Work to complete: Print exactly the lines running from the one that holds "Clone this diagram in TikZ." through the one that holds "anchor=base] (pers3) at", please, and leave the pictures out.

Task inputs:
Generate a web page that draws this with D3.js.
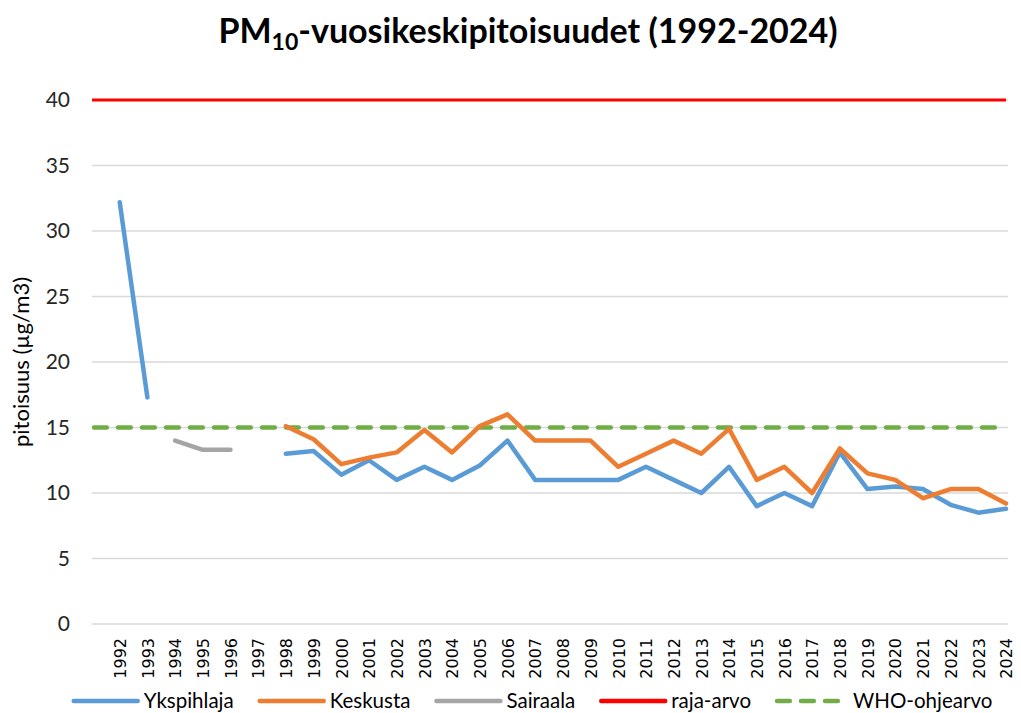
<!DOCTYPE html>
<html>
<head>
<meta charset="utf-8">
<script src="https://cdn.jsdelivr.net/npm/d3@7"></script>
<style>
  body { margin: 0; background: #fff; }
  svg { display: block; }
</style>
</head>
<body>
<svg id="chart" width="1021" height="713"></svg>
<script>
// categories: first slot is a blank category (no label), as in the original
const years = ['', '1992', '1993', '1994', '1995', '1996', '1997', '1998', '1999', '2000',
  '2001', '2002', '2003', '2004', '2005', '2006', '2007', '2008', '2009', '2010',
  '2011', '2012', '2013', '2014', '2015', '2016', '2017', '2018', '2019', '2020',
  '2021', '2022', '2023', '2024'];

const ykspihlaja = [null, 32.2, 17.3, null, null, null, null, 13.0, 13.2, 11.4,
  12.5, 11.0, 12.0, 11.0, 12.1, 14.0, 11.0, 11.0, 11.0, 11.0,
  12.0, 11.0, 10.0, 12.0, 9.0, 10.0, 9.0, 13.1, 10.3, 10.5,
  10.3, 9.1, 8.5, 8.8];

const keskusta = [null, null, null, null, null, null, null, 15.1, 14.1, 12.2,
  12.7, 13.1, 14.8, 13.1, 15.1, 16.0, 14.0, 14.0, 14.0, 12.0,
  13.0, 14.0, 13.0, 14.9, 11.0, 12.0, 10.0, 13.4, 11.5, 11.0,
  9.6, 10.3, 10.3, 9.2];

const sairaala = [null, null, null, 14.0, 13.3, 13.3, null, null, null, null,
  null, null, null, null, null, null, null, null, null, null,
  null, null, null, null, null, null, null, null, null, null,
  null, null, null, null];

const rajaArvo = 40;
const whoOhjearvo = 15;

const yTicks = [0, 5, 10, 15, 20, 25, 30, 35, 40];

const series = [
  {name: 'Ykspihlaja', values: ykspihlaja, color: '#5b9bd5'},
  {name: 'Keskusta', values: keskusta, color: '#ed7d31'},
  {name: 'Sairaala', values: sairaala, color: '#a5a5a5'}
];

const svg = d3.select('#chart');
const margin = {left: 92, right: 15, top: 100, bottom: 89};
const width = 1021, height = 713;

const x = d3.scalePoint()
  .domain(years)
  .range([margin.left, width - margin.right]);

const y = d3.scaleLinear()
  .domain([0, 40])
  .range([height - margin.bottom, margin.top]);

// title
const title = svg.append('text')
  .attr('x', 528)
  .attr('y', 43)
  .attr('text-anchor', 'middle')
  .style('font-family', 'Lato, sans-serif')
  .style('font-weight', 'bold')
  .style('font-size', '34px')
  .attr('fill', '#000');
title.append('tspan').text('PM');
title.append('tspan').text('10').attr('dy', 7).style('font-size', '23px');
title.append('tspan').text('-vuosikeskipitoisuudet (1992-2024)').attr('dy', -7);

// gridlines
svg.append('g')
  .attr('class', 'grid')
  .selectAll('line')
  .data(yTicks)
  .join('line')
  .attr('x1', margin.left)
  .attr('x2', width - margin.right + 2)
  .attr('y1', d => y(d))
  .attr('y2', d => y(d))
  .attr('stroke', '#d9d9d9')
  .attr('stroke-width', 1.5);

// y axis labels
const yAxis = d3.axisLeft(y).tickValues(yTicks).tickSize(0).tickPadding(0);
const gy = svg.append('g')
  .attr('transform', `translate(${margin.left - 22},0)`)
  .call(yAxis);
gy.select('.domain').remove();
gy.selectAll('text')
  .style('font-family', 'Lato, sans-serif')
  .style('font-size', '21px')
  .attr('fill', '#262626');

// y axis title
svg.append('text')
  .attr('transform', `translate(29, ${(y(0) + y(40)) / 2}) rotate(-90)`)
  .attr('text-anchor', 'middle')
  .style('font-family', 'Lato, sans-serif')
  .style('font-size', '22px')
  .attr('fill', '#000')
  .text('pitoisuus (µg/m3)');

// x axis labels
const xAxis = d3.axisBottom(x).tickSize(0).tickPadding(0);
const gx = svg.append('g')
  .attr('transform', `translate(0,${y(0)})`)
  .call(xAxis);
gx.select('.domain').remove();
gx.selectAll('text')
  .attr('transform', 'rotate(-90)')
  .attr('x', -14)
  .attr('y', 0)
  .attr('dy', '0.36em')
  .attr('text-anchor', 'end')
  .style('font-family', '"DejaVu Sans", sans-serif')
  .style('font-size', '16px')
  .attr('fill', '#000');

// reference lines
const first = years[0], last = years[years.length - 1];
svg.append('line')
  .attr('x1', x(first)).attr('x2', x(last))
  .attr('y1', y(rajaArvo)).attr('y2', y(rajaArvo))
  .attr('stroke', '#ff0000')
  .attr('stroke-width', 3.2);

svg.append('line')
  .attr('x1', x(first) + 2).attr('x2', x(last))
  .attr('y1', y(whoOhjearvo)).attr('y2', y(whoOhjearvo))
  .attr('stroke', '#70ad47')
  .attr('stroke-width', 4.5)
  .attr('stroke-linecap', 'round')
  .attr('stroke-dasharray', '12.8,11.2');

// data lines
const line = d3.line()
  .defined(d => d.v != null)
  .x(d => x(d.year))
  .y(d => y(d.v));

svg.append('g')
  .selectAll('path')
  .data(series)
  .join('path')
  .attr('fill', 'none')
  .attr('stroke', d => d.color)
  .attr('stroke-width', 4.5)
  .attr('stroke-linejoin', 'round')
  .attr('stroke-linecap', 'round')
  .attr('d', d => line(d.values.map((v, i) => ({year: years[i], v}))));

// legend
const legendItems = [
  {name: 'Ykspihlaja', color: '#5b9bd5', dash: null},
  {name: 'Keskusta', color: '#ed7d31', dash: null},
  {name: 'Sairaala', color: '#a5a5a5', dash: null},
  {name: 'raja-arvo', color: '#ff0000', dash: null},
  {name: 'WHO-ohjearvo', color: '#70ad47', dash: '12.8,11.2'}
];

const legend = svg.append('g').attr('class', 'legend');
const ly = 701;
let lx = 0;
legendItems.forEach((item, i) => {
  const g = legend.append('g').attr('transform', `translate(${lx},0)`);
  g.append('line')
    .attr('x1', 2).attr('x2', i === 4 ? 64 : 66)
    .attr('y1', ly).attr('y2', ly)
    .attr('stroke', item.color)
    .attr('stroke-width', 4.5)
    .attr('stroke-linecap', 'round')
    .attr('stroke-dasharray', item.dash);
  const tx = i === 4 ? 78 : 72;
  const t = g.append('text')
    .attr('x', tx)
    .attr('y', ly)
    .attr('dy', '0.35em')
    .style('font-family', 'Lato, sans-serif')
    .style('font-size', '20.5px')
    .attr('fill', '#000')
    .text(item.name);
  const w = t.node().getComputedTextLength();
  lx += tx + w + 24;
});
const lw = lx - 24;
legend.attr('transform', `translate(${532 - lw / 2},0)`);
</script>
</body>
</html>
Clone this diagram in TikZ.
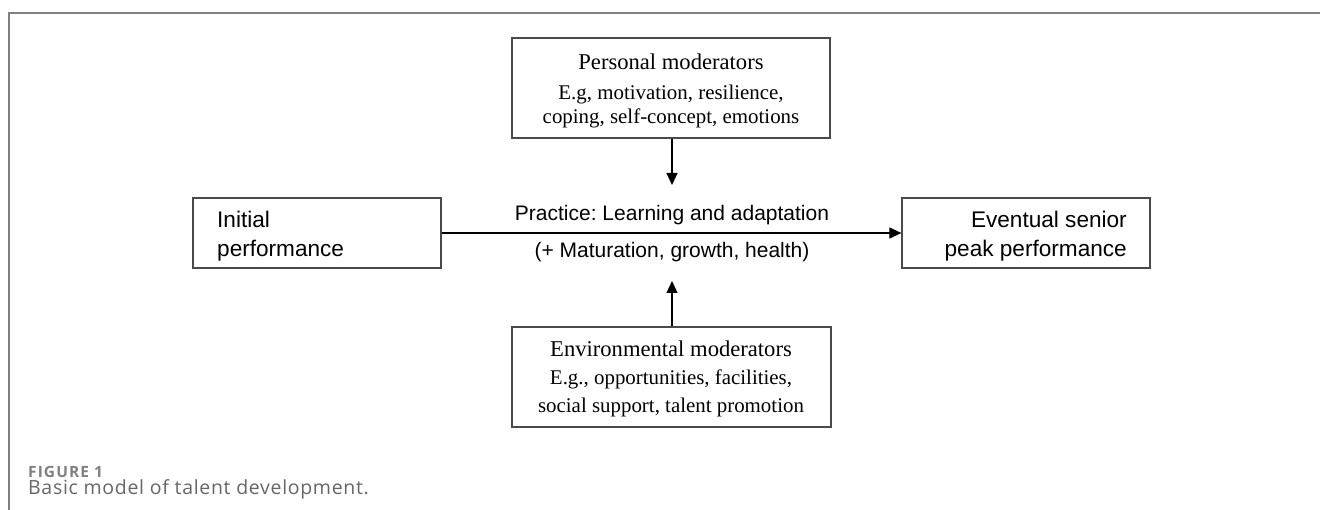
\documentclass[tikz,border=0pt]{standalone}
\usepackage{fontspec}
\setmainfont{Liberation Serif}
\setsansfont{Liberation Sans}
\newfontfamily\capfont[LetterSpace=3.5]{Open Sans}
\newfontfamily\figfont[LetterSpace=7]{Open Sans}
\usetikzlibrary{arrows.meta}
\frenchspacing
\definecolor{framegray}{HTML}{808080}
\definecolor{boxgray}{HTML}{4A4A4A}
\definecolor{capgray}{HTML}{666666}
\tikzset{
  box/.style={draw=boxgray, line width=1.3pt, inner sep=0pt, fill=white},
  sanstxt/.style={font=\sffamily\fontsize{22.6}{27}\selectfont, inner sep=0pt},
  lbltxt/.style={font=\sffamily\fontsize{21}{25}\selectfont, inner sep=0pt},
  sertitle/.style={font=\rmfamily\fontsize{22.6}{27}\selectfont, inner sep=0pt},
  sertxt/.style={font=\rmfamily\fontsize{20.9}{25}\selectfont, inner sep=0pt},
  conn/.style={draw=black, line width=1.2pt, -{Triangle[length=12pt,width=11pt]}},
}
\begin{document}
\begin{tikzpicture}[x=1pt,y=-1pt]
\useasboundingbox (0,0) rectangle (1320,510);
% frame
\coordinate (fa) at (9,13);
\coordinate (fb) at (1320,13);
\coordinate (fc) at (9,510);
\draw[framegray, line width=1.5pt] (fb) -- (fa) -- (fc);

% boxes
\node[box, minimum width=248pt, minimum height=70pt] (init) at (317,233) {};
\node[box, minimum width=248pt, minimum height=70pt] (peak) at (1026,233) {};
\node[box, minimum width=318pt, minimum height=100pt] (pers) at (671,88) {};
\node[box, minimum width=319pt, minimum height=100pt] (env) at (671.5,377) {};

% initial text
\node[sanstxt, anchor=base west] (init1) at (217,228) {Initial};
\node[sanstxt, anchor=base west] (init2) at (217,257) {performance};
% eventual text
\node[sanstxt, anchor=base east] (peak1) at (1127,228) {Eventual senior};
\node[sanstxt, anchor=base east] (peak2) at (1127,257) {peak performance};

% personal text
\node[sertitle, anchor=base] (pers1) at (671,70) {Personal moderators};
\node[sertxt, anchor=base] (pers2) at (671,100) {E.g, motivation, resilience,};
\node[sertxt, anchor=base] (pers3) at (671,124) {coping, self-concept, emotions};

% environmental text
\node[sertitle, anchor=base] (env1) at (671,357) {Environmental moderators};
\node[sertxt, anchor=base] (env2) at (671,385) {E.g., opportunities, facilities,};
\node[sertxt, anchor=base] (env3) at (671,413) {social support, talent promotion};

% main arrow and labels
\draw[conn] (init.east) -- (peak.west);
\node[lbltxt, anchor=base] (prac) at (672,221) {Practice: Learning and adaptation};
\node[lbltxt, anchor=base] (matu) at (672,258) {(+ Maturation, growth, health)};

% vertical arrows
\coordinate (downtip) at (672,185);
\coordinate (uptip) at (672,281);
\draw[conn] (pers.south -| downtip) -- (downtip);
\draw[conn] (env.north -| uptip) -- (uptip);

% caption
\node[font=\figfont\bfseries\fontsize{15.5}{18}\selectfont, text=framegray, anchor=base west, inner sep=0pt] (figlbl) at (28,477) {FIGURE 1};
\node[font=\capfont\fontsize{19.5}{22}\selectfont, text=capgray, anchor=base west, inner sep=0pt] (figcap) at (28,494) {Basic model of talent development.};
\end{tikzpicture}
\end{document}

Answer for this exercise:
Clone this diagram in TikZ.
\documentclass[tikz,border=0pt]{standalone}
\usepackage{fontspec}
\setmainfont{Liberation Serif}
\setsansfont{Liberation Sans}
\newfontfamily\capfont[LetterSpace=3.5]{Open Sans}
\newfontfamily\figfont[LetterSpace=7]{Open Sans}
\usetikzlibrary{arrows.meta}
\frenchspacing
\definecolor{framegray}{HTML}{808080}
\definecolor{boxgray}{HTML}{4A4A4A}
\definecolor{capgray}{HTML}{666666}
\tikzset{
  box/.style={draw=boxgray, line width=1.3pt, inner sep=0pt, fill=white},
  sanstxt/.style={font=\sffamily\fontsize{22.6}{27}\selectfont, inner sep=0pt},
  lbltxt/.style={font=\sffamily\fontsize{21}{25}\selectfont, inner sep=0pt},
  sertitle/.style={font=\rmfamily\fontsize{22.6}{27}\selectfont, inner sep=0pt},
  sertxt/.style={font=\rmfamily\fontsize{20.9}{25}\selectfont, inner sep=0pt},
  conn/.style={draw=black, line width=1.2pt, -{Triangle[length=12pt,width=11pt]}},
}
\begin{document}
\begin{tikzpicture}[x=1pt,y=-1pt]
\useasboundingbox (0,0) rectangle (1320,510);
% frame
\coordinate (fa) at (9,13);
\coordinate (fb) at (1320,13);
\coordinate (fc) at (9,510);
\draw[framegray, line width=1.5pt] (fb) -- (fa) -- (fc);

% boxes
\node[box, minimum width=248pt, minimum height=70pt] (init) at (317,233) {};
\node[box, minimum width=248pt, minimum height=70pt] (peak) at (1026,233) {};
\node[box, minimum width=318pt, minimum height=100pt] (pers) at (671,88) {};
\node[box, minimum width=319pt, minimum height=100pt] (env) at (671.5,377) {};

% initial text
\node[sanstxt, anchor=base west] (init1) at (217,228) {Initial};
\node[sanstxt, anchor=base west] (init2) at (217,257) {performance};
% eventual text
\node[sanstxt, anchor=base east] (peak1) at (1127,228) {Eventual senior};
\node[sanstxt, anchor=base east] (peak2) at (1127,257) {peak performance};

% personal text
\node[sertitle, anchor=base] (pers1) at (671,70) {Personal moderators};
\node[sertxt, anchor=base] (pers2) at (671,100) {E.g, motivation, resilience,};
\node[sertxt, anchor=base] (pers3) at (671,124) {coping, self-concept, emotions};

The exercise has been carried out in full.